The problem with this is that femininity, as performed by biologically female subjects, is still positioned as other, as that which presents itself as natural, but is destabilised by more subversive gender performances, such as male drag, that reveal it as performative. The moment of judgment, when we as queer theorists decide which performances are truly subversive and which are not, is divisive: having drawn out the continuity between male and female performances of femininity, it reinstates the dualistic order in which women are positioned as lacking agency. If a practice is ultimately incorporated by consumer culture, this does not necessarily mean that it is not troubling or politically interesting. Such a reductive and pessimistic reading produces “the popular” as a bad object in a way that reproduces precisely the hegemonic discourse it is trying to disrupt. In this model, very few practices, including drag, could be held to be subversive at all.

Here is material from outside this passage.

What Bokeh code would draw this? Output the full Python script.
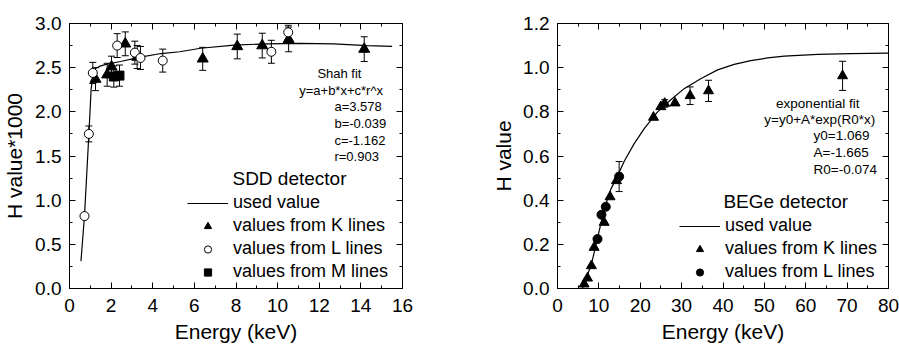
import numpy as np
from bokeh.plotting import figure
from bokeh.models import (Range1d, SingleIntervalTicker, FixedTicker, LinearAxis, Whisker, TeeHead,
                          ColumnDataSource, Legend, LegendItem, Label, PrintfTickFormatter,
                          CustomJSTickFormatter)
from bokeh.layouts import row
from bokeh.embed import file_html
from bokeh.resources import INLINE

FONT = "Liberation Sans"

# ---------------- SDD detector (left) ----------------
sdd_k_x = [1.25, 1.81, 2.02, 2.68, 3.25, 6.40, 8.06, 9.26, 10.53, 14.16]
sdd_k_y = [2.37, 2.42, 2.51, 2.77, 2.62, 2.60, 2.74, 2.75, 2.82, 2.71]
sdd_k_e = [0.13, 0.13, 0.12, 0.135, 0.13, 0.13, 0.14, 0.14, 0.14, 0.14]

sdd_l_x = [0.72, 0.93, 1.12, 2.29, 3.14, 3.41, 4.48, 9.70, 10.51]
sdd_l_y = [0.82, 1.75, 2.44, 2.75, 2.67, 2.61, 2.58, 2.68, 2.90]
sdd_l_e = [0.03, 0.09, 0.12, 0.135, 0.13, 0.13, 0.13, 0.13, 0.08]

sdd_m_x = [2.13, 2.40]
sdd_m_y = [2.40, 2.41]
sdd_m_e = [0.12, 0.12]

sdd_fit_x = [0.55, 0.72, 0.93, 1.04, 1.14, 1.25, 1.5, 1.8, 2.45, 3.4, 4.4, 5.3, 6.3,
             7.9, 9.5, 11.1, 12.7, 14.3, 15.5]
sdd_fit_y = [0.31, 0.82, 1.74, 2.26, 2.43, 2.49, 2.52, 2.54, 2.57, 2.62, 2.66, 2.68, 2.72,
             2.755, 2.77, 2.775, 2.77, 2.75, 2.74]

sdd_fit_text = ["a=3.578", "b=-0.039", "c=-1.162", "r=0.903"]
sdd_y_ticks = [0.0, 0.5, 1.0, 1.5, 2.0, 2.5, 3.0]
sdd_y_minor = [0.25, 0.75, 1.25, 1.75, 2.25, 2.75]

# ---------------- BEGe detector (right) ----------------
bege_k_x = [6.43, 7.25, 8.2, 8.85, 11.27, 12.7, 14.26, 23.2, 24.97, 25.9, 28.4, 32.05, 36.5, 68.9]
bege_k_y = [0.02, 0.047, 0.103, 0.186, 0.299, 0.415, 0.488, 0.775, 0.823, 0.838, 0.84, 0.873, 0.895, 0.963]
bege_k_e = [0, 0, 0, 0, 0, 0, 0, 0, 0, 0.017, 0, 0.04, 0.048, 0.066]

bege_l_x = [9.67, 10.63, 11.67, 14.9]
bege_l_y = [0.224, 0.334, 0.37, 0.507]
bege_l_e = [0, 0, 0, 0.068]

bege_fit_x = [6.0, 7.0, 8.2, 9.7, 11.3, 12.9, 14.5, 16.1, 18.5, 21.0, 24.2, 27.4, 30.6,
              34.6, 38.7, 42.7, 46.7, 50.8, 54.8, 62.9, 70.9, 80.0]
bege_fit_y = [0.0, 0.05, 0.11, 0.23, 0.36, 0.45, 0.51, 0.575, 0.655, 0.725, 0.80, 0.855, 0.905,
              0.95, 0.99, 1.015, 1.032, 1.044, 1.052, 1.06, 1.064, 1.066]

bege_fit_text = ["y0=1.069", "A=-1.665", "R0=-0.074"]
bege_y_ticks = [0.0, 0.2, 0.4, 0.6, 0.8, 1.0, 1.2]
bege_y_minor = [0.1, 0.3, 0.5, 0.7, 0.9, 1.1]

HEIGHT = 349


def style_axis(ax, ticker, show_labels=True, fmt=None):
    ax.ticker = ticker
    ax.axis_line_color = "black"
    ax.axis_line_width = 1
    ax.major_tick_line_color = "black"
    ax.minor_tick_line_color = "black"
    ax.major_tick_in = 6
    ax.major_tick_out = 0
    ax.minor_tick_in = 3
    ax.minor_tick_out = 0
    ax.major_label_text_font = FONT
    ax.major_label_text_color = "black"
    ax.axis_label_text_font = FONT
    ax.axis_label_text_font_style = "normal"
    ax.axis_label_text_font_size = "21px"
    ax.axis_label_text_color = "black"
    ax.major_label_text_font_size = "19px"
    if show_labels:
        ax.major_label_standoff = 8
        if fmt is not None:
            ax.formatter = fmt
    else:
        ax.formatter = CustomJSTickFormatter(code="return ''")
        ax.major_label_standoff = 0


def make_fig(width, xr, yr, xint, yticks, yminor, bl, br, bt, ylab_standoff, xlabel, ylabel):
    p = figure(width=width, height=HEIGHT, x_range=Range1d(*xr), y_range=Range1d(*yr),
               output_backend="svg", toolbar_location=None,
               min_border_left=bl, min_border_right=br, min_border_top=bt, min_border_bottom=61)
    p.grid.visible = False
    p.outline_line_color = "black"
    p.background_fill_color = "white"
    p.border_fill_color = "white"
    style_axis(p.xaxis[0], SingleIntervalTicker(interval=xint, num_minor_ticks=2))
    style_axis(p.yaxis[0], FixedTicker(ticks=yticks, minor_ticks=yminor),
               fmt=PrintfTickFormatter(format="%.1f"))
    p.xaxis[0].axis_label = xlabel
    p.yaxis[0].axis_label = ylabel
    p.xaxis[0].major_label_standoff = 10
    p.xaxis[0].axis_label_standoff = 5
    p.yaxis[0].axis_label_standoff = ylab_standoff
    top = LinearAxis()
    style_axis(top, SingleIntervalTicker(interval=xint, num_minor_ticks=2), show_labels=False)
    right = LinearAxis()
    style_axis(right, FixedTicker(ticks=yticks, minor_ticks=yminor), show_labels=False)
    p.add_layout(top, "above")
    p.add_layout(right, "right")
    return p


def errbars(p, xs, ys, es):
    xs = np.asarray(xs, float); ys = np.asarray(ys, float); es = np.asarray(es, float)
    m = es > 0
    src = ColumnDataSource(dict(x=xs[m], upper=ys[m] + es[m], lower=ys[m] - es[m]))
    w = Whisker(base="x", upper="upper", lower="lower", source=src, dimension="height",
                line_color="black", line_width=1, level="underlay",
                upper_head=TeeHead(size=7, line_color="black", line_width=1),
                lower_head=TeeHead(size=7, line_color="black", line_width=1))
    p.add_layout(w)


def make_legend(p, items, loc):
    leg = Legend(items=items, location=loc, orientation="vertical",
                 label_text_font=FONT, label_text_font_size="18px", label_text_color="black",
                 glyph_width=41, glyph_height=18, label_height=23, spacing=0,
                 padding=0, margin=0, label_standoff=5,
                 border_line_color=None, background_fill_alpha=0)
    p.add_layout(leg)


# ---------- left ----------
p1 = make_fig(450, (0, 16), (0, 3), 2, sdd_y_ticks, sdd_y_minor, 69, 48, 21, 6,
              "Energy (keV)", "H value*1000")
errbars(p1, sdd_k_x, sdd_k_y, sdd_k_e)
errbars(p1, sdd_l_x, sdd_l_y, sdd_l_e)
errbars(p1, sdd_m_x, sdd_m_y, sdd_m_e)
l1 = p1.line(sdd_fit_x, sdd_fit_y, line_color="black", line_width=1.2)
k1 = p1.scatter(sdd_k_x, sdd_k_y, marker="triangle", size=11, fill_color="black", line_color="black")
c1 = p1.scatter(sdd_l_x, sdd_l_y, marker="circle", size=9, fill_color="white", line_color="black", line_width=1)
m1 = p1.scatter(sdd_m_x, sdd_m_y, marker="square", size=9, fill_color="black", line_color="black")

p1.add_layout(Label(x=12.97, y=2.43, text="Shah fit", text_align="center", text_baseline="middle",
                    text_font=FONT, text_font_size="13px", text_color="black"))
p1.add_layout(Label(x=13.05, y=2.236, text="y=a+b*x+c*r^x", text_align="center", text_baseline="middle",
                    text_font=FONT, text_font_size="13px", text_color="black"))
for t, yy in zip(sdd_fit_text, [2.056, 1.865, 1.674, 1.494]):
    p1.add_layout(Label(x=12.73, y=yy, text=t, text_align="left", text_baseline="middle",
                        text_font=FONT, text_font_size="13px", text_color="black"))
p1.add_layout(Label(x=7.83, y=1.24, text="SDD detector", text_align="left", text_baseline="middle",
                    text_font=FONT, text_font_size="19px", text_color="black"))
make_legend(p1, [LegendItem(label="used value", renderers=[l1]),
                 LegendItem(label="values from K lines", renderers=[k1]),
                 LegendItem(label="values from L lines", renderers=[c1]),
                 LegendItem(label="values from M lines", renderers=[m1])], (118, 5))

# ---------- right ----------
p2 = make_fig(449, (0, 80), (0, 1.2), 10, bege_y_ticks, bege_y_minor, 107, 11, 23, 5,
              "Energy (keV)", "H value")
errbars(p2, bege_k_x, bege_k_y, bege_k_e)
errbars(p2, bege_l_x, bege_l_y, bege_l_e)
l2 = p2.line(bege_fit_x, bege_fit_y, line_color="black", line_width=1.2)
k2 = p2.scatter(bege_k_x, bege_k_y, marker="triangle", size=10, fill_color="black", line_color="black")
c2 = p2.scatter(bege_l_x, bege_l_y, marker="circle", size=9, fill_color="black", line_color="black")

p2.add_layout(Label(x=62.9, y=0.836, text="exponential fit", text_align="center", text_baseline="middle",
                    text_font=FONT, text_font_size="13.5px", text_color="black"))
p2.add_layout(Label(x=63.4, y=0.764, text="y=y0+A*exp(R0*x)", text_align="center", text_baseline="middle",
                    text_font=FONT, text_font_size="13.5px", text_color="black"))
for t, yy in zip(bege_fit_text, [0.692, 0.615, 0.538]):
    p2.add_layout(Label(x=61.9, y=yy, text=t, text_align="left", text_baseline="middle",
                        text_font=FONT, text_font_size="13.5px", text_color="black"))
p2.add_layout(Label(x=40.1, y=0.393, text="BEGe detector", text_align="left", text_baseline="middle",
                    text_font=FONT, text_font_size="19px", text_color="black"))
make_legend(p2, [LegendItem(label="used value", renderers=[l2]),
                 LegendItem(label="values from K lines", renderers=[k2]),
                 LegendItem(label="values from L lines", renderers=[c2])], (122, 5))

layout = row(p1, p2)
open("out.html", "w").write(file_html(layout, INLINE))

What is missing from Butler’s account is an awareness of the complex and multiple forms of pleasure and desire that characterise women’s attachment to feminine identities. I would argue that she opens up a potentially exhilarating possibility that has significant implications for feminist understandings of feminine identity in that it allows for an understanding of the ways in which female performers actively construct, rework and critique feminine identity, but that this possibility is closed down through the implication that only male drag performances are “truly troubling” (Gender Trouble, 177).

By allowing female performers to ”parody the girl”, I am suggesting that burlesque potentially allows for an understanding in which female performances of femininity may, like drag, also be “truly troubling” (Butler, Gender Trouble, 177). Like drag, they require the audience both to reflect on the ways in which femininity is performatively constructed within the constraints of a normative, gendered culture, but also do justice to the extent to which feminine identity may be experienced as a source of pleasure. Striptease, in which feminine identity is constructed precisely through painstakingly creating a look whose layers are then stripped away in a stylised performance of feminine gesture, powerfully dramatises the historic tension between feminism and femininity. Indeed, the labour involved in burlesque performances can be adapted and adopted as feminist theoretical performances that speak back to hegemonic ideals of beauty, to feminism, and to queer theory.